Building on the common needs identified during the planning phase, the project team decided to move ahead on certain capacity building activities related to risk management and intelligence analysis. The object is to improve Customs’ capacities in all the relevant phases of the intelligence cycle, namely the collection, evaluation, collation, analysis, dissemination and re-evaluation of data. Basic and advanced training on intelligence have been designed, and experts will periodically be made available to support enforcement teams.

Enforcement component

This component, which is at the heart of the project, aims to enhance the capacity of Customs administrations in conducting enforcement operations through the use of a wide range of techniques, such as the conducting of controlled deliveries. To do so, practical training will be delivered, and field manuals supporting the daily work of frontline officers will be developed.

Activities implemented to date

Under the first component

A draft version of the Institutional Assessment tool is now available, and has already been trialled at a regional workshop that took place in Malawi in September 2015.

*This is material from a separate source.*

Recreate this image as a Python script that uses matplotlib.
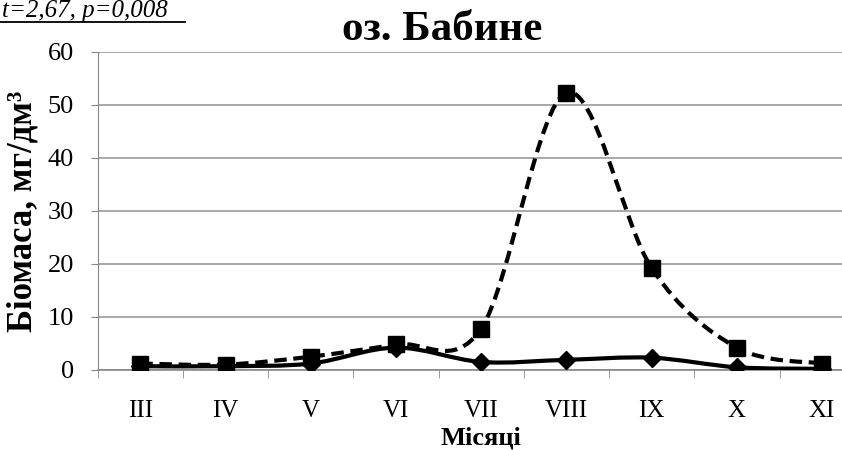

Under the second component

A one-week Basic Intelligence Analysis training session was held in Mozambique in April 2015, and in Kenya in July 2015. Participants, including Customs officers working in the field of risk management and intelligence analysis, were taught about the basic concepts of intelligence analysis, and were involved in case studies and practical exercises, while continuously being asked to provide feedback on the learning process.

Under the third component

A workshop on ‘Controlled Deliveries of Illegally Traded Wildlife Products’ was held in Bangkok, Thailand, in January 2015, with participants from eight Asian and African countries in attendance. About 30 Customs officials and participants from other relevant institutions – for example, the police, and wildlife and environmental authorities – with the competency to conduct controlled deliveries, or likely to be called upon to provide support during such operations, shared their experiences and practices, and how they overcame any obstacles.

The workshop also enabled participants to develop ties with each other, and to discuss closer cooperation and mutual assistance possibilities in the future, especially in the framework of two wildlife enforcement operations, namely Operation COBRA III and Operation FLYAWAY, which took place in May and June 2015 respectively.